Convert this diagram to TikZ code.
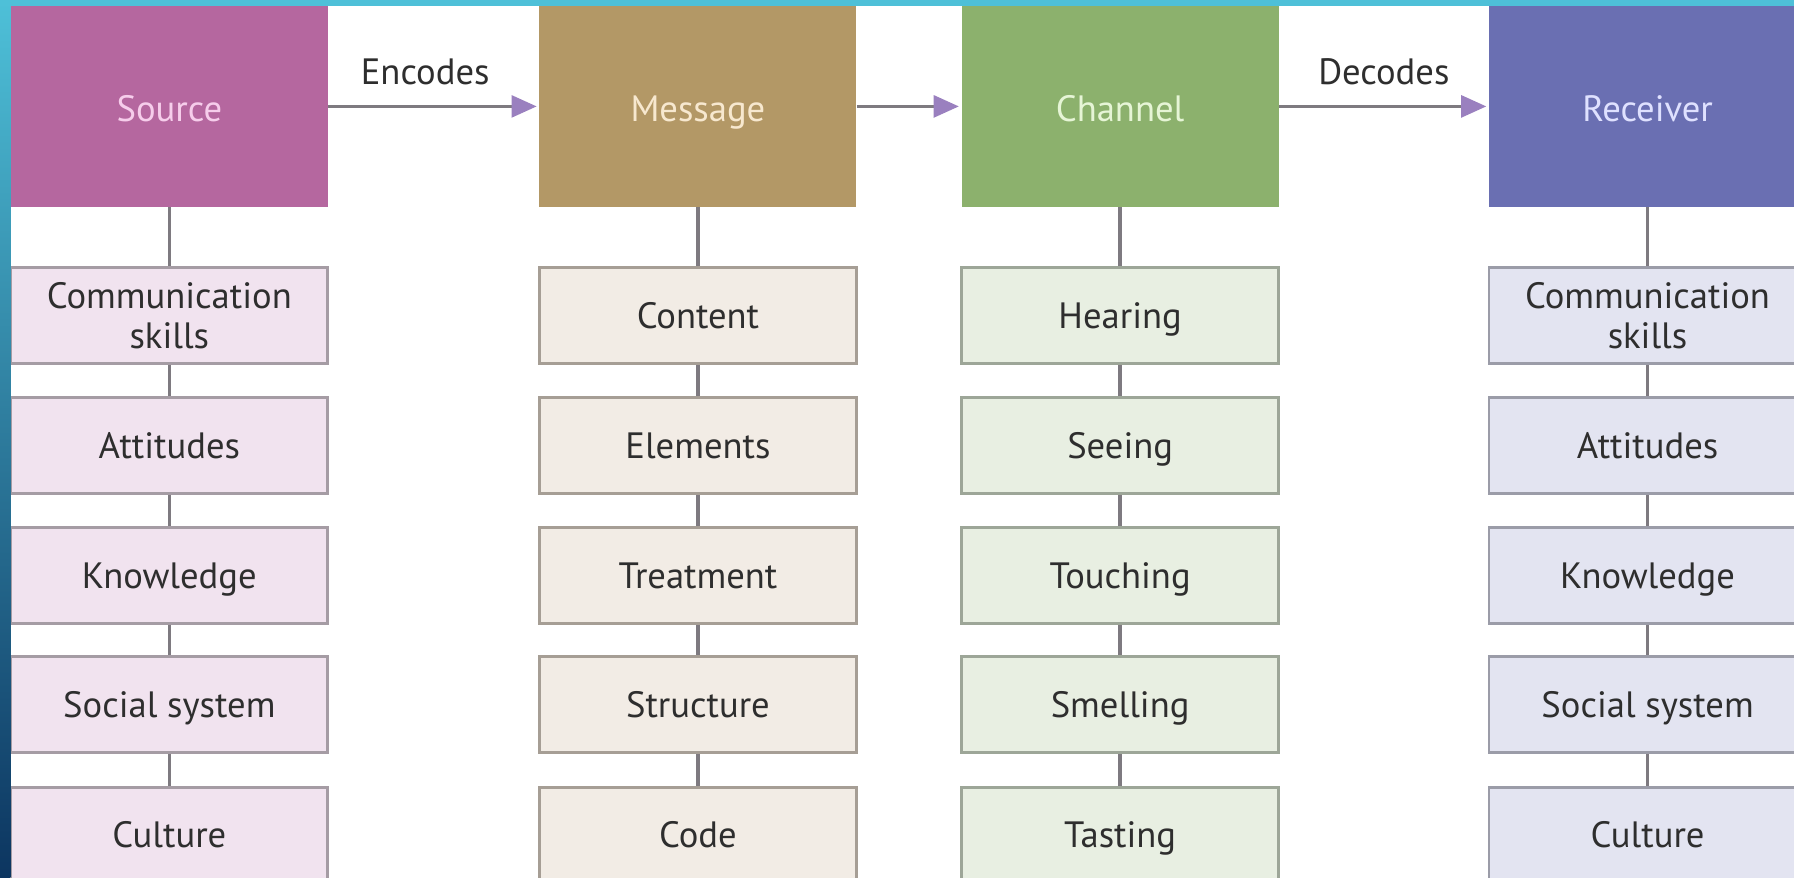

○ ○ ○

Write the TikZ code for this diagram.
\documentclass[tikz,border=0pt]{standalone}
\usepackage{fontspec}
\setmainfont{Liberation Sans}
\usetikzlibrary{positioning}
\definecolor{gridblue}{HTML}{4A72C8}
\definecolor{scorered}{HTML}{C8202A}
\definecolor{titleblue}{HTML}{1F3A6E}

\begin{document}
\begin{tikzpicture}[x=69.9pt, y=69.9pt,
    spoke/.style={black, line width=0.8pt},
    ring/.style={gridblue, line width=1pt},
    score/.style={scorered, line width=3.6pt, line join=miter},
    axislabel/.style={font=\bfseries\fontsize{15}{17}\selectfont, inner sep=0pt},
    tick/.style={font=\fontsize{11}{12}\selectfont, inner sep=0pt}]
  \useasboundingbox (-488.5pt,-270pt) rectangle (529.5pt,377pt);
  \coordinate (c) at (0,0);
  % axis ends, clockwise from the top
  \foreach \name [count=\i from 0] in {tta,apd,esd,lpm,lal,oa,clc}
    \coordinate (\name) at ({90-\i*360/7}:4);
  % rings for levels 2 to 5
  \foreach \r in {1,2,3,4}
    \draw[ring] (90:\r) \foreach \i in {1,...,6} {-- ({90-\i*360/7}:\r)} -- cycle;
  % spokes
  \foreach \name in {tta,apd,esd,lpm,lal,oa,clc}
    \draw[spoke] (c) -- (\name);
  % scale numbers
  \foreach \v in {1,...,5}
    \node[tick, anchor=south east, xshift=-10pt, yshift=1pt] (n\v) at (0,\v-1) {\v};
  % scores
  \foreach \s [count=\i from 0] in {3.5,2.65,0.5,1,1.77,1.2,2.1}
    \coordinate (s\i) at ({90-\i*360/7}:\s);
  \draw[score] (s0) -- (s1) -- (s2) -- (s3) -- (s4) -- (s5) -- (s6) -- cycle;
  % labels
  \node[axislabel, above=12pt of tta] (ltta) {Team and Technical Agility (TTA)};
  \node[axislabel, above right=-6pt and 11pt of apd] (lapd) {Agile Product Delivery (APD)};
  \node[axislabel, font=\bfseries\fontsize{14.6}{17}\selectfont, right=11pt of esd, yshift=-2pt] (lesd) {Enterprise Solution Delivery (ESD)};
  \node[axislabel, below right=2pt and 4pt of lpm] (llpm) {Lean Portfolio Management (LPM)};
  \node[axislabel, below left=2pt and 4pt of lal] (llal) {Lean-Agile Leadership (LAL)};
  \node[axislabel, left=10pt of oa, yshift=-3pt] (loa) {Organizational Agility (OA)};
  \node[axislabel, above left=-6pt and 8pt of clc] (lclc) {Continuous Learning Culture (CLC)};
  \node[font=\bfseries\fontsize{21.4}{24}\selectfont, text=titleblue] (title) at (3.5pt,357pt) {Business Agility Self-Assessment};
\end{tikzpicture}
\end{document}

○ ○ ○

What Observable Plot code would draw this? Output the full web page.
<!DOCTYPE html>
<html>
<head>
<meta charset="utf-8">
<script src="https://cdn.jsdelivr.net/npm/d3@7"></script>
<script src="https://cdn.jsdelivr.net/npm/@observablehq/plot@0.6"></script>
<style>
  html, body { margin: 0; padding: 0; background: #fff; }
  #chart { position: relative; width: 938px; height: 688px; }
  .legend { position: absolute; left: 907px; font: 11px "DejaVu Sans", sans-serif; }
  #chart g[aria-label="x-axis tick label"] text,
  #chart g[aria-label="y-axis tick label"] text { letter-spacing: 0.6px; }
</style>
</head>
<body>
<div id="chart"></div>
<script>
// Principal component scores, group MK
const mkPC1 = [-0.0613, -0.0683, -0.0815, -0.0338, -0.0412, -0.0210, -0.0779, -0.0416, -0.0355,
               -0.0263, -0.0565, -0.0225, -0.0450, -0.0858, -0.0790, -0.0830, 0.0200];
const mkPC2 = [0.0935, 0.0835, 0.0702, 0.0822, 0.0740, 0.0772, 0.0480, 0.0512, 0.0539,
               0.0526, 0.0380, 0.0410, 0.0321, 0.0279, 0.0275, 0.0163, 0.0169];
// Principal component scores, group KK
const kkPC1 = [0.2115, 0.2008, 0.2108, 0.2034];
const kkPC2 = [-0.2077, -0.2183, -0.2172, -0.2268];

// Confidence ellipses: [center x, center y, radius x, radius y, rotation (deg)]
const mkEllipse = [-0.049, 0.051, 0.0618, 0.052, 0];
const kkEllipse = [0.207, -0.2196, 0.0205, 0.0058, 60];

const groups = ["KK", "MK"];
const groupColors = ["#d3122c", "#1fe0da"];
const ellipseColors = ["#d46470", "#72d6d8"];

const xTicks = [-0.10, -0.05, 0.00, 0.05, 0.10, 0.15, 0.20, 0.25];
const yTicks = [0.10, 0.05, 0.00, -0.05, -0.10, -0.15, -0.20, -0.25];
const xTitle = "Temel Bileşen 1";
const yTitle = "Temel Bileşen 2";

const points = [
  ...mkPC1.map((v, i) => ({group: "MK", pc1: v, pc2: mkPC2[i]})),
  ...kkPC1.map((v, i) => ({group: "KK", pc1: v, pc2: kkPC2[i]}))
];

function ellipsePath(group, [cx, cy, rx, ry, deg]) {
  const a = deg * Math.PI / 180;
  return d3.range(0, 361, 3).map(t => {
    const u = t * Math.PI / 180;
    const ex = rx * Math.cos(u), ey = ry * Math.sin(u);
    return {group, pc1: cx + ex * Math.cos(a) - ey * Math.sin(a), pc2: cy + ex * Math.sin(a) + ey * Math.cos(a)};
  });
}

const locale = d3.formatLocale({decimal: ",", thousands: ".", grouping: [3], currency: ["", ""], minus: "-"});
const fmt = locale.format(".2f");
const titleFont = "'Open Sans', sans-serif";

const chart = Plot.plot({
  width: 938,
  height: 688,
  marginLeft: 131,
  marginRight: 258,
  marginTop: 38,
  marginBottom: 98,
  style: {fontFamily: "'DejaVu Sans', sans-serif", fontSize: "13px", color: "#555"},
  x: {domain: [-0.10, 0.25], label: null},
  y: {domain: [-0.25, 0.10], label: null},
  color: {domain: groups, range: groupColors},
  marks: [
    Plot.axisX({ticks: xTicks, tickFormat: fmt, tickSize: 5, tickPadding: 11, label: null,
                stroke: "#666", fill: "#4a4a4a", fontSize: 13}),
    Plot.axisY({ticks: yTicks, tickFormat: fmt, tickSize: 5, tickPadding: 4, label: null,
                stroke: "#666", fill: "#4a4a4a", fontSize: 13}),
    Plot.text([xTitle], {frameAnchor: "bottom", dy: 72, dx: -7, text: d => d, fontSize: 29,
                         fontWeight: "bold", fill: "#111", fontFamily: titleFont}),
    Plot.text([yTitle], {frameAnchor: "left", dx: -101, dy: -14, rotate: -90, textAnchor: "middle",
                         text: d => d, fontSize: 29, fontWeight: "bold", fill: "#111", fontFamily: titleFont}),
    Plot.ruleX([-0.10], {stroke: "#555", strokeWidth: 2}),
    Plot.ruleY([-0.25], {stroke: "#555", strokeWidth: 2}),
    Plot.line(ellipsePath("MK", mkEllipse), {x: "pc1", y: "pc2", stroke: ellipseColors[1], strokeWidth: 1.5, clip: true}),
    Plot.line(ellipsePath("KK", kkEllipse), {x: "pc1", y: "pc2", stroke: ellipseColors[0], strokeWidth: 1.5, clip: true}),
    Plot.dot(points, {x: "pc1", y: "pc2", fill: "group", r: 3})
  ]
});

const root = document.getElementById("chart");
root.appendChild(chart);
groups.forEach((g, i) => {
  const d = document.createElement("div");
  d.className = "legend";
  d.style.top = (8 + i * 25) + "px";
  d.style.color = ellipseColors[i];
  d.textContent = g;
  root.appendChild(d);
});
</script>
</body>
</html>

○ ○ ○

Using the listing above, show each line holding the string "diagram".

Convert this diagram to TikZ code.
Write the TikZ code for this diagram.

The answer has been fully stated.